Write out exactly the lines from the line with "Write the seaborn" through the line with "region_bounds = [200, 324]", both ends included, and no other line.

** start **

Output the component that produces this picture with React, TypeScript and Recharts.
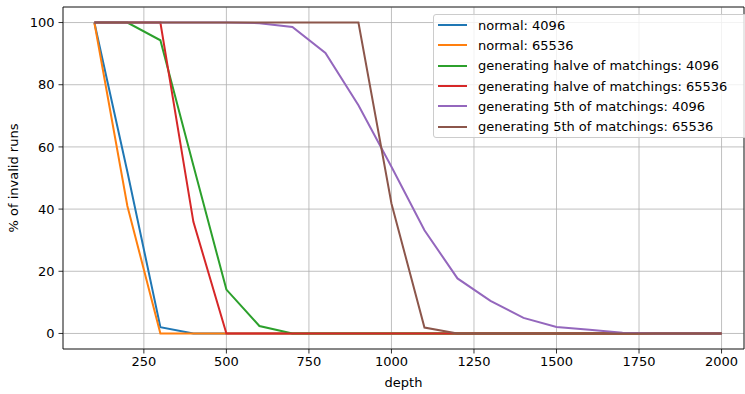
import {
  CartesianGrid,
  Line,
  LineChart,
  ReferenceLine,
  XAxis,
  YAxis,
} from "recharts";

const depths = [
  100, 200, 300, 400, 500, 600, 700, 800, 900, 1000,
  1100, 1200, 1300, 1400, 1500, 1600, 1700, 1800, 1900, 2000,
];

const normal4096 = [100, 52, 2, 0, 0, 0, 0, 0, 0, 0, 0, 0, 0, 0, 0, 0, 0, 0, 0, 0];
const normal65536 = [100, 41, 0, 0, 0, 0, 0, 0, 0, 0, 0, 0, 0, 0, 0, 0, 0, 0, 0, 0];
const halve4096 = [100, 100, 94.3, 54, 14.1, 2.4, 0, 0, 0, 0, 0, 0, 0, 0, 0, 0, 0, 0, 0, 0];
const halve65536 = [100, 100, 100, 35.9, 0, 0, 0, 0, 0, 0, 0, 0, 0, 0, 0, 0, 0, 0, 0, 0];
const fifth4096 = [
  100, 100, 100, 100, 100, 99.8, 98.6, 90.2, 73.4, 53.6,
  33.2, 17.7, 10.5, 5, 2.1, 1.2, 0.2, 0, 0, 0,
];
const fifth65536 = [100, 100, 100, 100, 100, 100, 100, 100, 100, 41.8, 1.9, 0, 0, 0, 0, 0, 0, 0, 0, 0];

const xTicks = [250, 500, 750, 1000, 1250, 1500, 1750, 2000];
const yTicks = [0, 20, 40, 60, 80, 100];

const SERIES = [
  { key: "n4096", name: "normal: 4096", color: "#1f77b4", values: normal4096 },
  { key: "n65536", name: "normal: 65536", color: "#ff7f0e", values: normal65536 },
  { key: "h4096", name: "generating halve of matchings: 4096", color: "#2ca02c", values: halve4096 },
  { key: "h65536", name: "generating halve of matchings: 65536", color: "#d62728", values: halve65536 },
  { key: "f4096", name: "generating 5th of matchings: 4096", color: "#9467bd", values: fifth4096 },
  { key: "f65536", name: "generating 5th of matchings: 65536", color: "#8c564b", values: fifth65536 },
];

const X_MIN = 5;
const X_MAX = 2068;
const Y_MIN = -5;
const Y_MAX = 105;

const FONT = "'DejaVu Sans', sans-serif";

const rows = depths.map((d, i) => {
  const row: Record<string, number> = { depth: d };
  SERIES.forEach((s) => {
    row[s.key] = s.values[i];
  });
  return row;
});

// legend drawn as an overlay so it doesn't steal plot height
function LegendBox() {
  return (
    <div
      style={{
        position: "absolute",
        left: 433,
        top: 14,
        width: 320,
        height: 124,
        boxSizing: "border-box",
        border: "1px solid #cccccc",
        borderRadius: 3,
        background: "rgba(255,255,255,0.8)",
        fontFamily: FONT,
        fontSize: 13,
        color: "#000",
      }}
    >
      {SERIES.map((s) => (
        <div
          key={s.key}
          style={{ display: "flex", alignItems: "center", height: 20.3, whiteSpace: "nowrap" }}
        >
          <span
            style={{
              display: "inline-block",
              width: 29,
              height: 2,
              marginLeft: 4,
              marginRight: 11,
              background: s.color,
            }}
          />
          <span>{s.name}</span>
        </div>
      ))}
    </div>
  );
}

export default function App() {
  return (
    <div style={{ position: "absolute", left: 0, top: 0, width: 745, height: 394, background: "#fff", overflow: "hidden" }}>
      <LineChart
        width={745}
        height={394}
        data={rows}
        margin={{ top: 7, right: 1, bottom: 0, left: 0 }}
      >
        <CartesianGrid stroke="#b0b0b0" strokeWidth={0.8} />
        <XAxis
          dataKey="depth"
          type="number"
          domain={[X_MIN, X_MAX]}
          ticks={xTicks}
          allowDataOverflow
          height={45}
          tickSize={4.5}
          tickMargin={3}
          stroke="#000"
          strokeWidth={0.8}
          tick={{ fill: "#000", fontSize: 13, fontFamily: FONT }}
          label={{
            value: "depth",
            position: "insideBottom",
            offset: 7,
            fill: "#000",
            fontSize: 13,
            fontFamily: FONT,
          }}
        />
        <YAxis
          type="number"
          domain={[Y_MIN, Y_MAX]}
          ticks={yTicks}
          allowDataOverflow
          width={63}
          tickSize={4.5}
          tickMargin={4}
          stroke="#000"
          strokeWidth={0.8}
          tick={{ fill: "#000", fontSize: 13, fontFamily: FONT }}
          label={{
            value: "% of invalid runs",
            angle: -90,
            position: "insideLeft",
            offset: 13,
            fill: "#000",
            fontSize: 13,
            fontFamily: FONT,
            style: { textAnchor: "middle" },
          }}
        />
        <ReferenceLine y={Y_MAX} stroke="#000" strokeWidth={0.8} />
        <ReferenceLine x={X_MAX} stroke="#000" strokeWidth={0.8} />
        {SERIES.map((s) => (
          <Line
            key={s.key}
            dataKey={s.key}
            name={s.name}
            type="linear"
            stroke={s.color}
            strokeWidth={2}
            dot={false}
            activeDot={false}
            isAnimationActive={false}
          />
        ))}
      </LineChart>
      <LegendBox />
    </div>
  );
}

** end **
** start **

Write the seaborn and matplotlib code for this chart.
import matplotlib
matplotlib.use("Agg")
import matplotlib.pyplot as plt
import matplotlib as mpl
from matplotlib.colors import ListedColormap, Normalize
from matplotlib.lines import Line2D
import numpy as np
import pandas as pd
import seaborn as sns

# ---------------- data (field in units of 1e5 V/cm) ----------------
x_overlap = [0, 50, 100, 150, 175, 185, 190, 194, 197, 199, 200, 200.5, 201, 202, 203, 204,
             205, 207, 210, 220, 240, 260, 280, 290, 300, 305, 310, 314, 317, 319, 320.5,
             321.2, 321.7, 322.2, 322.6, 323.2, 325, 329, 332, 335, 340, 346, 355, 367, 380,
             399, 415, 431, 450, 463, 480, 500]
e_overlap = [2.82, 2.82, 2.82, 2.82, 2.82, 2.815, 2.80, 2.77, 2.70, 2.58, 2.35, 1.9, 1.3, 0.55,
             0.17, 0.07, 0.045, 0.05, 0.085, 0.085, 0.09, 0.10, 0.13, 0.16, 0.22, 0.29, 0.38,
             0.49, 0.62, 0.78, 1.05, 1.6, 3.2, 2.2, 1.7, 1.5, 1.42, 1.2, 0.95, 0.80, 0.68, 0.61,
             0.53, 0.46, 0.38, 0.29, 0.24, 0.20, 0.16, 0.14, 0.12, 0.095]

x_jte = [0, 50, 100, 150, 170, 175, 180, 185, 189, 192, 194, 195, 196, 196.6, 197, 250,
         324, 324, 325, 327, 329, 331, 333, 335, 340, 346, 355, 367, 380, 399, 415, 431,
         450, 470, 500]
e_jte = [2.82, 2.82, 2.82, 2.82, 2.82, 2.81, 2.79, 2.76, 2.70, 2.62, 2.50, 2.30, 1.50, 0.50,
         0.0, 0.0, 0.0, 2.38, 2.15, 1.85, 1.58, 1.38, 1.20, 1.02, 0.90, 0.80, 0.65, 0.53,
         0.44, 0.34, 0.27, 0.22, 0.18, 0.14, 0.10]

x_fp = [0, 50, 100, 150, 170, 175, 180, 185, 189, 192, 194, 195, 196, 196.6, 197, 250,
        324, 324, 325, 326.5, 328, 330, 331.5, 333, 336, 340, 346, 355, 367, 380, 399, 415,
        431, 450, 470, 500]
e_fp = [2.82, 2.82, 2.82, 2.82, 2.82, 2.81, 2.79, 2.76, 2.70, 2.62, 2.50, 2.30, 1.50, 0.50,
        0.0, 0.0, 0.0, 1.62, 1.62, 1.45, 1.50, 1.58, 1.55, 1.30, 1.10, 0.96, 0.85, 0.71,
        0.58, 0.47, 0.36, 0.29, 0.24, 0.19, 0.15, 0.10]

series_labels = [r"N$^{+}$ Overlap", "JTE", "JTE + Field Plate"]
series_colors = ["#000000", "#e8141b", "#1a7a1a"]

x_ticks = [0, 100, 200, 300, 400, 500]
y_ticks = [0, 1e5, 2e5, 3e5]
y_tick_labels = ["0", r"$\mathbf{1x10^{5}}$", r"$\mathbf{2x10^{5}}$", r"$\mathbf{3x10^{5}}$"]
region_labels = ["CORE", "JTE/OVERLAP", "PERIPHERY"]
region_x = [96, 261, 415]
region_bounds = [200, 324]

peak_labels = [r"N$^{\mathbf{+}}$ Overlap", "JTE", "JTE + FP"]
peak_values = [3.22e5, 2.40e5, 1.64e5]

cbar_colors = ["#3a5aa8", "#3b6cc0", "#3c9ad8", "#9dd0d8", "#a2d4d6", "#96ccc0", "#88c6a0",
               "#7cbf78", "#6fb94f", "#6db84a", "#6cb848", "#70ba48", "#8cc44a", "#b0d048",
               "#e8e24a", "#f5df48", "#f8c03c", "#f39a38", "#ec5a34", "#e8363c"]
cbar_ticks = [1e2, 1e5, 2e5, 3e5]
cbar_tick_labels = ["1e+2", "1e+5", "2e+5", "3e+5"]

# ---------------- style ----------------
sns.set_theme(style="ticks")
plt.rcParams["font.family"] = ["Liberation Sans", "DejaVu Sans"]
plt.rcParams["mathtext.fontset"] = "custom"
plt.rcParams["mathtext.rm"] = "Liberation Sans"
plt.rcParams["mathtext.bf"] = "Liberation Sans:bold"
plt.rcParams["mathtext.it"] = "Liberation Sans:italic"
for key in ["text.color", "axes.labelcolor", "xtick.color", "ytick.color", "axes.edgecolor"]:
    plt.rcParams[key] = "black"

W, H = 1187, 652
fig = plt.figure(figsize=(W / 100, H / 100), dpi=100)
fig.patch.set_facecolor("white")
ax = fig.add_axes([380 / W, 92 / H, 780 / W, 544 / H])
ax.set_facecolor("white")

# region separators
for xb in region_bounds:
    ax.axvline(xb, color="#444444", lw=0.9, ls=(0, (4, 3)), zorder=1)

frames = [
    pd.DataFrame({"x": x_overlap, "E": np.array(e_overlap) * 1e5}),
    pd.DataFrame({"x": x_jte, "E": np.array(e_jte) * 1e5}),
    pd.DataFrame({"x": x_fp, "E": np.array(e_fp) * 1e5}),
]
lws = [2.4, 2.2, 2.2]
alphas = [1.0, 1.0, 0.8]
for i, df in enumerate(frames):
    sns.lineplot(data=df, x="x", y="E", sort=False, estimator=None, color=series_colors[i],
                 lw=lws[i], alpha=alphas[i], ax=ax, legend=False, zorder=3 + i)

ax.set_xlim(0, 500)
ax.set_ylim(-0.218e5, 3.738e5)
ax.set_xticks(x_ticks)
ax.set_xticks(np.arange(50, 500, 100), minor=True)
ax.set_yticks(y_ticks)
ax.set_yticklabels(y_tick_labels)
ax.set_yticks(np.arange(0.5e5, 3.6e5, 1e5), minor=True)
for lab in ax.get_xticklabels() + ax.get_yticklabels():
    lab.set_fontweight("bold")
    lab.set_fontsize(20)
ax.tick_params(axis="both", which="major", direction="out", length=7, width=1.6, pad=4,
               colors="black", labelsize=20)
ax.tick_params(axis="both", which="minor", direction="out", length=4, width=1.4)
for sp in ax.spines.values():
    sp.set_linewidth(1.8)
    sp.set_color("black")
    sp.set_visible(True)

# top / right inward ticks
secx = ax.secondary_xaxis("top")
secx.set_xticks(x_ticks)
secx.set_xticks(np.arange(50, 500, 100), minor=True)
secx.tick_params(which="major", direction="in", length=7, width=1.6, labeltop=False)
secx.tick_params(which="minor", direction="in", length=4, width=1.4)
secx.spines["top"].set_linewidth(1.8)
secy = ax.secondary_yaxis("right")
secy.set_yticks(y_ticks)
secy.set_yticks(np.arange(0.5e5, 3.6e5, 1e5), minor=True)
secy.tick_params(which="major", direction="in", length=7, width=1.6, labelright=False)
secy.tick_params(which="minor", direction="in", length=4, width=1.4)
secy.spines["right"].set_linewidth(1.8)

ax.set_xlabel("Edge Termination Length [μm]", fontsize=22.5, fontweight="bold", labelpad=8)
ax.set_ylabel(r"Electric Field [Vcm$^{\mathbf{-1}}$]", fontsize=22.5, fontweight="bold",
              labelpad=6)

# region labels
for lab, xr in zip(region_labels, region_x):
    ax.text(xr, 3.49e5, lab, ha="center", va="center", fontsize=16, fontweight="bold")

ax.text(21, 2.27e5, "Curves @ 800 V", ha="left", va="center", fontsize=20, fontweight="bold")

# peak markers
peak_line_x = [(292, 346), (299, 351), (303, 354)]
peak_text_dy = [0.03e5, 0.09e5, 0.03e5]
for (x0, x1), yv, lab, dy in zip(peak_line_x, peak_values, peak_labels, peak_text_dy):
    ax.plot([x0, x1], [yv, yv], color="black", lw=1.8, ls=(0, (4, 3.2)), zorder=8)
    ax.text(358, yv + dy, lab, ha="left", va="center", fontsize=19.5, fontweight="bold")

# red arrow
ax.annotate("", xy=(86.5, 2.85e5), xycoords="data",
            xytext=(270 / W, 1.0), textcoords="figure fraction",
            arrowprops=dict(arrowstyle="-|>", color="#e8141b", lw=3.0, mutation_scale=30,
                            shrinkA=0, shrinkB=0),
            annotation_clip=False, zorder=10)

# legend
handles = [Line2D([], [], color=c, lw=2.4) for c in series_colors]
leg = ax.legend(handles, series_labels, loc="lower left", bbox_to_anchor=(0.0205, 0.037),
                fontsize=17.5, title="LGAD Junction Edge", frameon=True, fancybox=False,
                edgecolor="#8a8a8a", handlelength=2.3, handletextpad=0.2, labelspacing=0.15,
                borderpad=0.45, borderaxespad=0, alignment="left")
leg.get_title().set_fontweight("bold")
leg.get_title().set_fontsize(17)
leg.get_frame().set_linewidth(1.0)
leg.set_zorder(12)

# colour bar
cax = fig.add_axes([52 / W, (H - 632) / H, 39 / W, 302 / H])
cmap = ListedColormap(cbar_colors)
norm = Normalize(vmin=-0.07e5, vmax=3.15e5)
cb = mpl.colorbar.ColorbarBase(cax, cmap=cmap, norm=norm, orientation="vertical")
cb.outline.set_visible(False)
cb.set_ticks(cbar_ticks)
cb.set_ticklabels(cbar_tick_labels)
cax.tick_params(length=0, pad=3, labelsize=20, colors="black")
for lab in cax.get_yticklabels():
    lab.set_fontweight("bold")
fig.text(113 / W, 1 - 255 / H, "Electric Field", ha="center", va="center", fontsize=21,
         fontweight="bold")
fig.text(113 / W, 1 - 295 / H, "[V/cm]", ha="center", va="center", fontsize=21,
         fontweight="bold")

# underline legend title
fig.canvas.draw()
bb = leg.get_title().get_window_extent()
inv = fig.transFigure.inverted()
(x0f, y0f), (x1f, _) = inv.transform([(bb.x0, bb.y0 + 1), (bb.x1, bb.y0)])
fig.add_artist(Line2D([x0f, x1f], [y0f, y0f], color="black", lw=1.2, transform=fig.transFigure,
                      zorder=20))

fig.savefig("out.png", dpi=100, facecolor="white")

** end **

REPLY TO THE TASK =
Write the seaborn and matplotlib code for this chart.
import matplotlib
matplotlib.use("Agg")
import matplotlib.pyplot as plt
import matplotlib as mpl
from matplotlib.colors import ListedColormap, Normalize
from matplotlib.lines import Line2D
import numpy as np
import pandas as pd
import seaborn as sns

# ---------------- data (field in units of 1e5 V/cm) ----------------
x_overlap = [0, 50, 100, 150, 175, 185, 190, 194, 197, 199, 200, 200.5, 201, 202, 203, 204,
             205, 207, 210, 220, 240, 260, 280, 290, 300, 305, 310, 314, 317, 319, 320.5,
             321.2, 321.7, 322.2, 322.6, 323.2, 325, 329, 332, 335, 340, 346, 355, 367, 380,
             399, 415, 431, 450, 463, 480, 500]
e_overlap = [2.82, 2.82, 2.82, 2.82, 2.82, 2.815, 2.80, 2.77, 2.70, 2.58, 2.35, 1.9, 1.3, 0.55,
             0.17, 0.07, 0.045, 0.05, 0.085, 0.085, 0.09, 0.10, 0.13, 0.16, 0.22, 0.29, 0.38,
             0.49, 0.62, 0.78, 1.05, 1.6, 3.2, 2.2, 1.7, 1.5, 1.42, 1.2, 0.95, 0.80, 0.68, 0.61,
             0.53, 0.46, 0.38, 0.29, 0.24, 0.20, 0.16, 0.14, 0.12, 0.095]

x_jte = [0, 50, 100, 150, 170, 175, 180, 185, 189, 192, 194, 195, 196, 196.6, 197, 250,
         324, 324, 325, 327, 329, 331, 333, 335, 340, 346, 355, 367, 380, 399, 415, 431,
         450, 470, 500]
e_jte = [2.82, 2.82, 2.82, 2.82, 2.82, 2.81, 2.79, 2.76, 2.70, 2.62, 2.50, 2.30, 1.50, 0.50,
         0.0, 0.0, 0.0, 2.38, 2.15, 1.85, 1.58, 1.38, 1.20, 1.02, 0.90, 0.80, 0.65, 0.53,
         0.44, 0.34, 0.27, 0.22, 0.18, 0.14, 0.10]

x_fp = [0, 50, 100, 150, 170, 175, 180, 185, 189, 192, 194, 195, 196, 196.6, 197, 250,
        324, 324, 325, 326.5, 328, 330, 331.5, 333, 336, 340, 346, 355, 367, 380, 399, 415,
        431, 450, 470, 500]
e_fp = [2.82, 2.82, 2.82, 2.82, 2.82, 2.81, 2.79, 2.76, 2.70, 2.62, 2.50, 2.30, 1.50, 0.50,
        0.0, 0.0, 0.0, 1.62, 1.62, 1.45, 1.50, 1.58, 1.55, 1.30, 1.10, 0.96, 0.85, 0.71,
        0.58, 0.47, 0.36, 0.29, 0.24, 0.19, 0.15, 0.10]

series_labels = [r"N$^{+}$ Overlap", "JTE", "JTE + Field Plate"]
series_colors = ["#000000", "#e8141b", "#1a7a1a"]

x_ticks = [0, 100, 200, 300, 400, 500]
y_ticks = [0, 1e5, 2e5, 3e5]
y_tick_labels = ["0", r"$\mathbf{1x10^{5}}$", r"$\mathbf{2x10^{5}}$", r"$\mathbf{3x10^{5}}$"]
region_labels = ["CORE", "JTE/OVERLAP", "PERIPHERY"]
region_x = [96, 261, 415]
region_bounds = [200, 324]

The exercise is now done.